The genetic data was drawn from swabs taken from in and around the Huanan Seafood Wholesale Market starting in January 2020, shortly after Chinese authorities had shut down the market because of suspicions that it was linked to the outbreak of a new virus. By then, the animals had been cleared out, but researchers swabbed walls, floors, metal cages and carts often used for transporting animal cages.

In samples that came back positive for the coronavirus, the international research team found genetic material belonging to animals, including large amounts that were a match for the raccoon dog, three scientists involved in the analysis said.

The jumbling together of genetic material from the virus and the animal does not prove that a raccoon dog itself was infected. And even if a raccoon dog had been infected, it would not be clear that the animal had spread the virus to people. Another animal could have passed the virus to people, or someone infected with the virus could have spread the virus to a raccoon dog.

But the analysis did establish that raccoon dogs — fluffy animals that are related to foxes and are known to be able to transmit the coronavirus — deposited genetic signatures in the same place where genetic material from the virus was left, the three scientists said.
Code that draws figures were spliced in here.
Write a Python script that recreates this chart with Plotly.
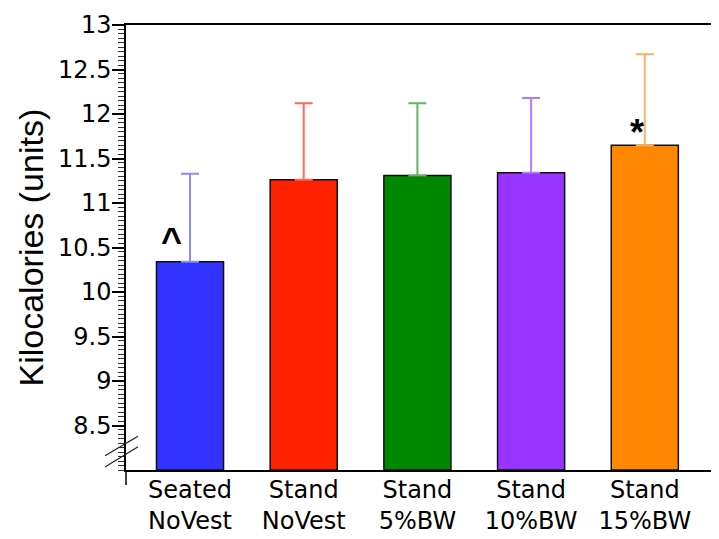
import plotly.graph_objects as go

categories = ["Seated<br>NoVest", "Stand<br>NoVest", "Stand<br>5%BW", "Stand<br>10%BW", "Stand<br>15%BW"]
means = [10.34, 11.26, 11.31, 11.34, 11.65]
err_plus = [0.99, 0.86, 0.81, 0.84, 1.02]
bar_colors = ["#3333ff", "#ff2200", "#008800", "#9933ff", "#ff8800"]
err_colors = ["#8c8cff", "#ff6a5a", "#66b266", "#b877ff", "#ffb066"]
y_ticks = [8.5, 9, 9.5, 10, 10.5, 11, 11.5, 12, 12.5, 13]
y_ticktext = ["8.5", "9", "9.5", "10", "10.5", "11", "11.5", "12", "12.5", "13"]

TICKFONT = "DejaVu Sans, Verdana, sans-serif"
FONT = "Liberation Sans, Arial, Helvetica, sans-serif"
fig = go.Figure()
for i, c in enumerate(categories):
    fig.add_trace(go.Bar(
        x=[i], y=[means[i] - 8], base=8,
        width=0.59,
        marker=dict(color=bar_colors[i], line=dict(color="#111111", width=1.5)),
        error_y=dict(type="data", symmetric=False, array=[err_plus[i]], arrayminus=[0],
                     color=err_colors[i], thickness=2, width=9),
        showlegend=False, hoverinfo="skip",
    ))

# significance marks
fig.add_annotation(x=-0.167, y=10.575, text="<b>^</b>", showarrow=False,
                   font=dict(size=36, color="black", family=FONT), yanchor="middle")
fig.add_annotation(x=3.93, y=11.79, text="<b>*</b>", showarrow=False,
                   font=dict(size=36, color="black", family=FONT), yanchor="middle")

# y-axis title
fig.add_annotation(xref="paper", yref="paper", x=-96/591, y=0.5, text="Kilocalories (units)",
                   textangle=-90, showarrow=False, xanchor="center", yanchor="middle",
                   font=dict(size=34, color="black", family=FONT))

# axis break marks
fig.add_shape(type="line", xref="paper", yref="y", x0=-0.0355, y0=8.16, x1=0.0203, y1=8.38,
              line=dict(color="#222222", width=1.2))
fig.add_shape(type="line", xref="paper", yref="y", x0=-0.0355, y0=8.035, x1=0.0203, y1=8.26,
              line=dict(color="#222222", width=1.2))
# extension of y axis below the x axis
fig.add_shape(type="line", xref="paper", yref="paper", x0=0, y0=0, x1=0, y1=-15/445,
              line=dict(color="black", width=1.5))

# the page adds an 8px body margin, so the figure is 8px smaller than the window
fig.update_layout(
    width=711, height=531,
    margin=dict(l=118, r=2, t=17, b=69),
    paper_bgcolor="white", plot_bgcolor="white",
    font=dict(family=TICKFONT, size=24, color="black"),
)
fig.update_xaxes(
    range=[-0.563, 4.635], tickvals=list(range(5)), ticktext=categories,
    showline=True, linecolor="black", linewidth=1.5, mirror=True,
    ticks="", ticklen=0, ticklabelstandoff=-3, showgrid=False, zeroline=False, automargin=False,
    tickfont=dict(size=24, family=TICKFONT),
)
fig.update_yaxes(
    range=[8, 13], tickvals=y_ticks, ticktext=y_ticktext,
    showline=True, linecolor="black", linewidth=1.5, mirror=True,
    ticks="outside", ticklen=12, tickwidth=1.5, tickcolor="black", ticklabelstandoff=-4,
    minor=dict(dtick=0.05, ticks="outside", ticklen=6, tickwidth=1, tickcolor="#333333", showgrid=False),
    showgrid=False, zeroline=False, automargin=False,
    tickfont=dict(size=24, family=TICKFONT),
)
fig.write_html("out.html")
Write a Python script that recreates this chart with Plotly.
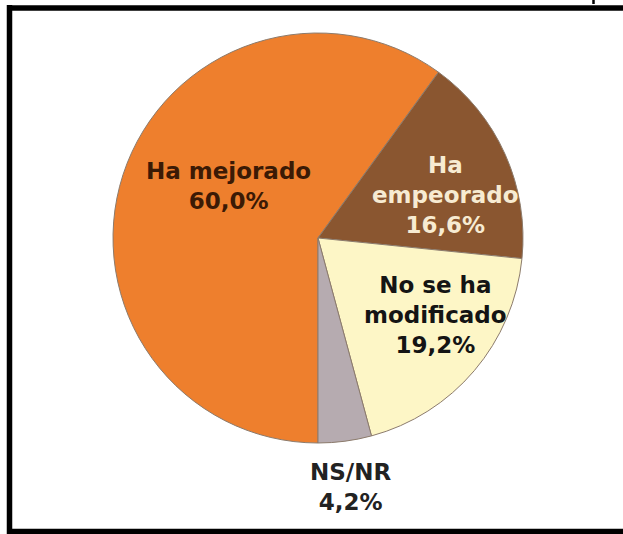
import plotly.graph_objects as go

labels = ["Ha mejorado", "Ha<br>empeorado", "No se ha<br>modificado", "NS/NR"]
values = [60.0, 16.6, 19.2, 4.2]
colors = ["#EE7F2D", "#8A5630", "#FDF6C6", "#B6ABB0"]
text_colors = ["#3B1A05", "#F7EBD2", "#141414", "#222222"]

# label centres on screen (px) - layout, not data
label_xy = [(228, 186), (445, 195), (435, 315), (350, 487)]

W, H = 623, 534
cx, cy, r = 318, 238, 205

fig = go.Figure(go.Pie(
    labels=labels,
    values=values,
    sort=False,
    direction="clockwise",
    rotation=180,
    marker=dict(colors=colors, line=dict(color="#8c7b6c", width=1)),
    textinfo="none",
    hoverinfo="label+percent",
    showlegend=False,
    domain=dict(x=[(cx - r) / W, (cx + r) / W], y=[(H - cy - r) / H, (H - cy + r) / H]),
))

total = sum(values)
annotations = []
for lab, v, col, (sx, sy) in zip(labels, values, text_colors, label_xy):
    pct = f"{100 * v / total:.1f}".replace(".", ",") + "%"
    annotations.append(dict(
        text=f"<b>{lab}<br>{pct}</b>",
        x=sx / W, y=1 - sy / H,
        xref="paper", yref="paper", xanchor="center", yanchor="middle",
        showarrow=False, align="center",
        font=dict(family="DejaVu Sans", size=23, color=col),
    ))

frame = dict(color="black", width=5.5)
fig.update_layout(
    width=W, height=H,
    margin=dict(l=0, r=0, t=0, b=0),
    paper_bgcolor="white",
    plot_bgcolor="white",
    annotations=annotations,
    shapes=[
        dict(type="line", xref="paper", yref="paper",
             x0=9.5 / W, x1=9.5 / W, y0=-0.01, y1=1 - 5 / H, line=frame),
        dict(type="line", xref="paper", yref="paper",
             x0=7 / W, x1=1.01, y0=1 - 8 / H, y1=1 - 8 / H, line=frame),
        dict(type="line", xref="paper", yref="paper",
             x0=7 / W, x1=1.01, y0=2.5 / H, y1=2.5 / H, line=frame),
        dict(type="line", xref="paper", yref="paper",
             x0=593.5 / W, x1=593.5 / W, y0=1 - 4 / H, y1=1.01,
             line=dict(color="black", width=2.5)),
    ],
)

fig.write_html(
    "out.html",
    config={"displayModeBar": False},
    post_script="document.body.style.margin='0px';document.body.style.overflow='hidden';",
)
That evidence, they said, was consistent with a scenario in which the virus had spilled into humans from a wild animal.

A report with the full details of the international research team’s findings has not yet been published. Their analysis was first reported by The Atlantic.

We still don’t know. It could be a “chicken or the egg” situation in which humans spread the disease to raccoon dogs. Or vice versa. Or something else entirely. It does bolster the case for those who are promoting a zoonotic origin for the virus.